Hoy no parece que la veracidad y firmeza de la palabra se sostenga. Una prueba de ello lo percibimos y vemos en los llamados pactos políticos, donde la desconfianza, hoy digo sí y mañana otra cosa están a la orden del día. La palabra, es una realidad comprobada, ha perdido veracidad y credibilidad. No se sostiene por sí sola y hace falta acreditarla por escritos y documentos firmados ante notarios que den fe. Y todavía tenemos duda ante los hechos reales y concretos en los momentos de ejecutarlos.

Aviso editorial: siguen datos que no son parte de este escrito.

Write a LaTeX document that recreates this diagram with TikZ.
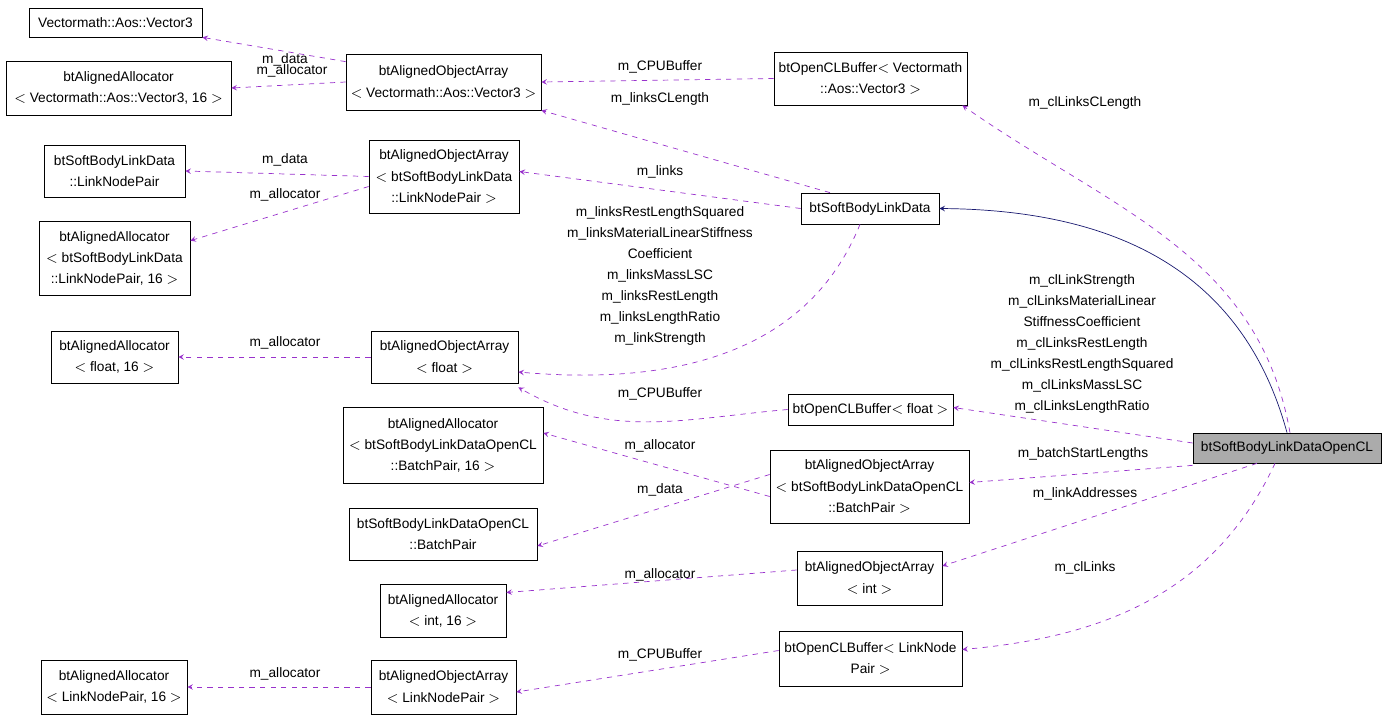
\documentclass[tikz,border=0pt]{standalone}
\usepackage{fontspec}
\setmainfont{Liberation Sans}
\usetikzlibrary{arrows}
\definecolor{depcolor}{RGB}{153, 50, 204}
\definecolor{inhcolor}{RGB}{25, 25, 112}
\tikzstyle{cls} = [rectangle, draw=black, fill=white, align=center,
                   inner sep=1pt, font=\fontsize{7.8}{12}\selectfont]
\tikzstyle{lbl} = [align=center, inner sep=0pt, font=\fontsize{7.8}{12}\selectfont]
\tikzstyle{dep} = [depcolor, dashed, ->, >=stealth]
\tikzstyle{inh} = [inhcolor, ->, >=stealth]

\begin{document}
\begin{tikzpicture}[x=0.02cm, y=-0.02cm]
    \useasboundingbox (0,0) rectangle (1387,720);

        \node (V3) [cls, minimum width=173*0.02cm, minimum height=29*0.02cm] at (115.5,22.5) {Vectormath::Aos::Vector3};
        \node (AllocV3) [cls, minimum width=225*0.02cm, minimum height=54*0.02cm] at (118.5,88) {btAlignedAllocator\\$<$ Vectormath::Aos::Vector3, 16 $>$};
        \node (AOAV3) [cls, minimum width=195*0.02cm, minimum height=56*0.02cm] at (443.5,82) {btAlignedObjectArray\\$<$ Vectormath::Aos::Vector3 $>$};
        \node (CLBufV3) [cls, minimum width=193*0.02cm, minimum height=53*0.02cm] at (870.5,78.5) {btOpenCLBuffer$<$ Vectormath\\::Aos::Vector3 $>$};
        \node (LNP) [cls, minimum width=141*0.02cm, minimum height=52*0.02cm] at (114.5,171) {btSoftBodyLinkData\\::LinkNodePair};
        \node (AllocLNP) [cls, minimum width=151*0.02cm, minimum height=74*0.02cm] at (114.5,258) {btAlignedAllocator\\$<$ btSoftBodyLinkData\\::LinkNodePair, 16 $>$};
        \node (AOALNP) [cls, minimum width=150*0.02cm, minimum height=73*0.02cm] at (444,176.5) {btAlignedObjectArray\\$<$ btSoftBodyLinkData\\::LinkNodePair $>$};
        \node (SBLD) [cls, minimum width=138*0.02cm, minimum height=31*0.02cm] at (870,208.5) {btSoftBodyLinkData};
        \node (AllocF) [cls, minimum width=127*0.02cm, minimum height=52*0.02cm] at (114.5,357) {btAlignedAllocator\\$<$ float, 16 $>$};
        \node (AOAF) [cls, minimum width=147*0.02cm, minimum height=52*0.02cm] at (444.5,357) {btAlignedObjectArray\\$<$ float $>$};
        \node (CLBufF) [cls, minimum width=165*0.02cm, minimum height=31*0.02cm] at (870.5,409.5) {btOpenCLBuffer$<$ float $>$};
        \node (AllocBP) [cls, minimum width=200*0.02cm, minimum height=76*0.02cm] at (443,445) {btAlignedAllocator\\$<$ btSoftBodyLinkDataOpenCL\\::BatchPair, 16 $>$};
        \node (AOABP) [cls, minimum width=199*0.02cm, minimum height=73*0.02cm] at (869.5,486.5) {btAlignedObjectArray\\$<$ btSoftBodyLinkDataOpenCL\\::BatchPair $>$};
        \node (SBLDBP) [cls, minimum width=188*0.02cm, minimum height=52*0.02cm] at (443,534) {btSoftBodyLinkDataOpenCL\\::BatchPair};
        \node (AOAI) [cls, minimum width=145*0.02cm, minimum height=54*0.02cm] at (869.5,578) {btAlignedObjectArray\\$<$ int $>$};
        \node (AllocI) [cls, minimum width=126*0.02cm, minimum height=53*0.02cm] at (443,610.5) {btAlignedAllocator\\$<$ int, 16 $>$};
        \node (CLBufLNP) [cls, minimum width=183*0.02cm, minimum height=55*0.02cm] at (870.5,658.5) {btOpenCLBuffer$<$ LinkNode\\Pair $>$};
        \node (AllocLNP16) [cls, minimum width=146*0.02cm, minimum height=54*0.02cm] at (114,687) {btAlignedAllocator\\$<$ LinkNodePair, 16 $>$};
        \node (AOALNP2) [cls, minimum width=145*0.02cm, minimum height=54*0.02cm] at (443.5,687) {btAlignedObjectArray\\$<$ LinkNodePair $>$};
        \node (Main) [cls, fill=black!33, minimum width=188*0.02cm, minimum height=30*0.02cm] at (1287,448) {btSoftBodyLinkDataOpenCL};

        % members of the array classes
        \draw [dep] ([yshift=-8*0.02cm]AOAV3.north west) -- (V3.south east);
        \draw [dep] (AOAV3.west) -- (AllocV3.east);
        \draw [dep] (AOALNP.west) -- (LNP.east);
        \draw [dep] ([yshift=-10*0.02cm]AOALNP.west) -- ([yshift=-20*0.02cm]AllocLNP.north east);
        \draw [dep] (AOAF.west) -- (AllocF.east);
        \draw [dep] ([yshift=-10*0.02cm]AOABP.west) -- ([yshift=12*0.02cm]AllocBP.east);
        \draw [dep] ([yshift=12*0.02cm]AOABP.west) -- ([yshift=-12*0.02cm]SBLDBP.east);
        \draw [dep] ([yshift=8*0.02cm]AOAI.west) -- ([yshift=18*0.02cm]AllocI.east);
        \draw [dep] (AOALNP2.west) -- (AllocLNP16.east);
        \draw [dep] ([yshift=8*0.02cm]CLBufLNP.west) -- ([yshift=-5*0.02cm]AOALNP2.east);

        % buffers and link data
        \draw [dep] (CLBufV3.west) -- (AOAV3.east);
        \draw [dep] ([xshift=-40*0.02cm]SBLD.north) -- (AOAV3.south east);
        \draw [dep] (SBLD.west) -- ([yshift=5*0.02cm]AOALNP.east);
        \draw [dep] ([xshift=-10*0.02cm]SBLD.south) to[out=-112, in=-5] ([yshift=-15*0.02cm]AOAF.east);
        \draw [dep] (CLBufF.west) to[out=185, in=-30] ([yshift=-4*0.02cm]AOAF.south east);

        % the opencl link data
        \draw [inh] (Main.north) .. controls (1240,260) and (1100,210) .. (SBLD.east);
        \draw [dep] ([xshift=3*0.02cm]Main.north) to[out=100, in=-35] ([xshift=-5*0.02cm]CLBufV3.south east);
        \draw [dep] ([yshift=5*0.02cm]Main.west) -- ([yshift=2*0.02cm]CLBufF.east);
        \draw [dep] ([yshift=-2*0.02cm]Main.south west) -- ([yshift=4*0.02cm]AOABP.east);
        \draw [dep] ([xshift=-30*0.02cm]Main.south) -- ([yshift=12*0.02cm]AOAI.east);
        \draw [dep] ([xshift=-12*0.02cm]Main.south) to[out=-115, in=5] ([yshift=9*0.02cm]CLBufLNP.east);

        \node (lV3data) [lbl] at (285,60) {m\_data};
        \node (lV3alloc) [lbl] at (292,71) {m\_allocator};
        \node (lV3cpu) [lbl] at (660,67) {m\_CPUBuffer};
        \node (lcl) [lbl] at (660,99) {m\_linksCLength};
        \node (lLNPdata) [lbl] at (285,160) {m\_data};
        \node (lLNPalloc) [lbl] at (285,195) {m\_allocator};
        \node (llinks) [lbl] at (660,172) {m\_links};
        \node (lfloats) [lbl] at (660,276) {m\_linksRestLengthSquared\\m\_linksMaterialLinearStiffness\\Coefficient\\m\_linksMassLSC\\m\_linksRestLength\\m\_linksLengthRatio\\m\_linkStrength};
        \node (lFalloc) [lbl] at (285,343) {m\_allocator};
        \node (lFcpu) [lbl] at (660,394) {m\_CPUBuffer};
        \node (lBPalloc) [lbl] at (660,446) {m\_allocator};
        \node (lBPdata) [lbl] at (660,490) {m\_data};
        \node (lIalloc) [lbl] at (660,575) {m\_allocator};
        \node (lLNPcpu) [lbl] at (660,655) {m\_CPUBuffer};
        \node (lLNP16alloc) [lbl] at (285,674) {m\_allocator};
        \node (lclcl) [lbl] at (1085,103) {m\_clLinksCLength};
        \node (lclfloats) [lbl] at (1082,344) {m\_clLinkStrength\\m\_clLinksMaterialLinear\\StiffnessCoefficient\\m\_clLinksRestLength\\m\_clLinksRestLengthSquared\\m\_clLinksMassLSC\\m\_clLinksLengthRatio};
        \node (lbatch) [lbl] at (1083,454) {m\_batchStartLengths};
        \node (laddr) [lbl] at (1085,494) {m\_linkAddresses};
        \node (lcllinks) [lbl] at (1085,568) {m\_clLinks};

    \end{tikzpicture}
\end{document}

Las palabras se las lleva el viento, reza un conocido refrán, y la realidad demuestra que así parece ser. Y es que si todo se tiene que poner bajo juramento la desconfianza es la reina del entorno social en el que vivimos y la mentira se convierte en lo cotidiano y en el puñal que puede traicionarnos en cualquier momento. Conviene, pues, darle fiabilidad y veracidad a la palabra y confiar en las personas. Eso demanda vivir en la verdad y ser coherente entre la palabra que se dice y la vida que se vive. Pues en la verdad está Dios y la mentira es dominio del Maligno.

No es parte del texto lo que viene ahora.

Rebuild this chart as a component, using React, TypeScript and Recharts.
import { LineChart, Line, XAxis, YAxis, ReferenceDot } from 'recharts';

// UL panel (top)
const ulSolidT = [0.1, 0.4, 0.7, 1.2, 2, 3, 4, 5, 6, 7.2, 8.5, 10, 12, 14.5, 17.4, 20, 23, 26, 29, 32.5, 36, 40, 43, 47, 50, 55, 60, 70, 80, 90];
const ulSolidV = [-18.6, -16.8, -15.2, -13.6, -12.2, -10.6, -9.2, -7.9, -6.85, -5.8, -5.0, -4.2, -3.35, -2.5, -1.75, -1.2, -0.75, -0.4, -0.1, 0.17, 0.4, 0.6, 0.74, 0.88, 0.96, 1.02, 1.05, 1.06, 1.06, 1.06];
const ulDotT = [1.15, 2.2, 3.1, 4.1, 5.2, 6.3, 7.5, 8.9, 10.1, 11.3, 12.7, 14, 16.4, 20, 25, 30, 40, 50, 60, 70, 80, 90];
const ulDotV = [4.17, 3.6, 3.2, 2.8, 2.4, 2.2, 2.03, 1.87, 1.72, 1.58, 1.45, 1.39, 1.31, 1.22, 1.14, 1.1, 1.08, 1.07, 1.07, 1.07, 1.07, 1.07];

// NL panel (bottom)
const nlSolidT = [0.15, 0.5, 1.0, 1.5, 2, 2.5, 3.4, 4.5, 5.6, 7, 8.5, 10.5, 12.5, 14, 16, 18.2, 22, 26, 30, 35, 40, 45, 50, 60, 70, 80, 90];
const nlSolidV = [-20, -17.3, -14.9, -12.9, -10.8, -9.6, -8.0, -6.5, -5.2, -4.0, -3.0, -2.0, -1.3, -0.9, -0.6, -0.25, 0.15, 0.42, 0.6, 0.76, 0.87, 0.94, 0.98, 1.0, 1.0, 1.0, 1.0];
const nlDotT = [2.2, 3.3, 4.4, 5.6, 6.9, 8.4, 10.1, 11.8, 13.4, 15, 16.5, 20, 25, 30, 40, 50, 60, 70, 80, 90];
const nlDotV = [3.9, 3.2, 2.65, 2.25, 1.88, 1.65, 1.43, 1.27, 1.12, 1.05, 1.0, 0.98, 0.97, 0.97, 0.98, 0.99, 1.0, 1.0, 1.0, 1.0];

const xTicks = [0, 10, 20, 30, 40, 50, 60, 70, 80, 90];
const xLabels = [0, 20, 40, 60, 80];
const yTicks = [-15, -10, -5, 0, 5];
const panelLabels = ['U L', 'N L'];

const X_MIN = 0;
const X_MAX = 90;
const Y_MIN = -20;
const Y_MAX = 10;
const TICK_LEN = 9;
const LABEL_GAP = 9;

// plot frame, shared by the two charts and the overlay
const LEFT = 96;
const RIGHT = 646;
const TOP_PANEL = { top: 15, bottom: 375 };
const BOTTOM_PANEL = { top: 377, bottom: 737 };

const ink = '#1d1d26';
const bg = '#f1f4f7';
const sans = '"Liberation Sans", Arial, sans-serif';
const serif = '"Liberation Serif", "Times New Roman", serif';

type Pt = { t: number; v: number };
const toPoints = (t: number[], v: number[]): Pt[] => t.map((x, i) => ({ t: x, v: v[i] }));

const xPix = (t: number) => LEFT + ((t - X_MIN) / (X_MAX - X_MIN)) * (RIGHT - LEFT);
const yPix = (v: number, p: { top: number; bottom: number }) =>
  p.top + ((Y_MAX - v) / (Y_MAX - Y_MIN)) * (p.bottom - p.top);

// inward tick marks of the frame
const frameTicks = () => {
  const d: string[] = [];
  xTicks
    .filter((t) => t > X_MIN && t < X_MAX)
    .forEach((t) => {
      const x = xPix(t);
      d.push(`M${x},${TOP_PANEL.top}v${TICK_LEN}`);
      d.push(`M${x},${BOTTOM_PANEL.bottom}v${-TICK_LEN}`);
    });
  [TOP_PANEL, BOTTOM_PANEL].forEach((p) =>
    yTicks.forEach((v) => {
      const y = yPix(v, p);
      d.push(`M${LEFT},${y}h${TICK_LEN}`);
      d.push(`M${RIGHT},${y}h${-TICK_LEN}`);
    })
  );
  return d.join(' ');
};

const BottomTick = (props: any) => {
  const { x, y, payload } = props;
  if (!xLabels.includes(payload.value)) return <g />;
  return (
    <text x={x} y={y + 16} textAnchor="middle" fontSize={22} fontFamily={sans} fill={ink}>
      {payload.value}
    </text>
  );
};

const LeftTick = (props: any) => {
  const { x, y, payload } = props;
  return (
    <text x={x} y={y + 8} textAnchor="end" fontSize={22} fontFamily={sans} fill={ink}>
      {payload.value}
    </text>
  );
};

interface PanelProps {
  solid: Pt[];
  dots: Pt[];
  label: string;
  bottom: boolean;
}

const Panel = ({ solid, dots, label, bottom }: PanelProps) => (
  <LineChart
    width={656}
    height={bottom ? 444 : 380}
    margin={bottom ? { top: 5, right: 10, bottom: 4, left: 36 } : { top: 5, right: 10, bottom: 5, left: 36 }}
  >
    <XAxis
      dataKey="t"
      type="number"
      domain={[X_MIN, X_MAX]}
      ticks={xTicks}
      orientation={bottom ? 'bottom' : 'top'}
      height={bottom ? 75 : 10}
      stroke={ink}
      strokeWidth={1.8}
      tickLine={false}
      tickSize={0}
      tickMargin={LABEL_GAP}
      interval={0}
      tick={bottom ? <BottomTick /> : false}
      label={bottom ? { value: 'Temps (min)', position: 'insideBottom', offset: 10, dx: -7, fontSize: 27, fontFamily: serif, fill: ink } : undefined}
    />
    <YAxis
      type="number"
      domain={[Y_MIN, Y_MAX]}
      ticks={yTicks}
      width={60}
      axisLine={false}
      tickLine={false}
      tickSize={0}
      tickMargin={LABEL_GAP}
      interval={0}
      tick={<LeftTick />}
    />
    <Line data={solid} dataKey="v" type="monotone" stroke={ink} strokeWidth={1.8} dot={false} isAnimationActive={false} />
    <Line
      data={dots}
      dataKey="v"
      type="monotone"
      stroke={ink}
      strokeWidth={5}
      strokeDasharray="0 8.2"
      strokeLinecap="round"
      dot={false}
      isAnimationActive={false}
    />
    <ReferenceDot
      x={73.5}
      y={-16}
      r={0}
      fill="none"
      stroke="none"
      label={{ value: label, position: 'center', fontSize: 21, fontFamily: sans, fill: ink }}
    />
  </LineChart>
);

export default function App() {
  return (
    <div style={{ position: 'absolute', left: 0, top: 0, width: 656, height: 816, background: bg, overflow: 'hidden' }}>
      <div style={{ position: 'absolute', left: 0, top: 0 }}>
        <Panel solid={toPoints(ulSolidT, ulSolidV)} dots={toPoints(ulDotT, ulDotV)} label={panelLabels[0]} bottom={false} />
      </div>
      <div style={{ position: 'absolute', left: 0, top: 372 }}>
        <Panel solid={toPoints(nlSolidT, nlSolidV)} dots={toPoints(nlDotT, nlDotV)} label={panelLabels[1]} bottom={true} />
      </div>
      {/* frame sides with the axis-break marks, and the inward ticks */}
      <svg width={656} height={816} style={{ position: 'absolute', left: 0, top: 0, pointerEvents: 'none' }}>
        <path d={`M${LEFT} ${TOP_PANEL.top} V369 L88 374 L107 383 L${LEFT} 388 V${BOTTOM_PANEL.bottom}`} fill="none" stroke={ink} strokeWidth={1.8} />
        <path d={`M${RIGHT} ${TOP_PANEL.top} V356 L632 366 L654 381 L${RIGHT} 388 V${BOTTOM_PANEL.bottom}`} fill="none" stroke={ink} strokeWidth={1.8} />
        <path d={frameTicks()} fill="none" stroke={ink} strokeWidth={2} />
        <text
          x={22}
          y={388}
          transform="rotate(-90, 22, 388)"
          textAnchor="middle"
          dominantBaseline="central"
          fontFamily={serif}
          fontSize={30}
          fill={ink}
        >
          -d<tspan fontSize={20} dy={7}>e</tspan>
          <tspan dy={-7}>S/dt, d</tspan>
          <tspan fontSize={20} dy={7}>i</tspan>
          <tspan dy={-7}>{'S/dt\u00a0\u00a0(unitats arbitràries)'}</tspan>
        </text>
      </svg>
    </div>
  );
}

Descubrimos que la verdad está contenida en los Mandamientos porque en ellos encontramos todo el bien que deseamos tanto para nosotros como para los demás. Cuando nos disponemos a vivir según los mandamientos experimentamos que todo se establece para el bien de todos. Un bien mutuo que descubre que al final se ajusta a lo que Jesús nos revela según la Voluntad del Padre: Amaos los unos a los otros como Yo les he amado.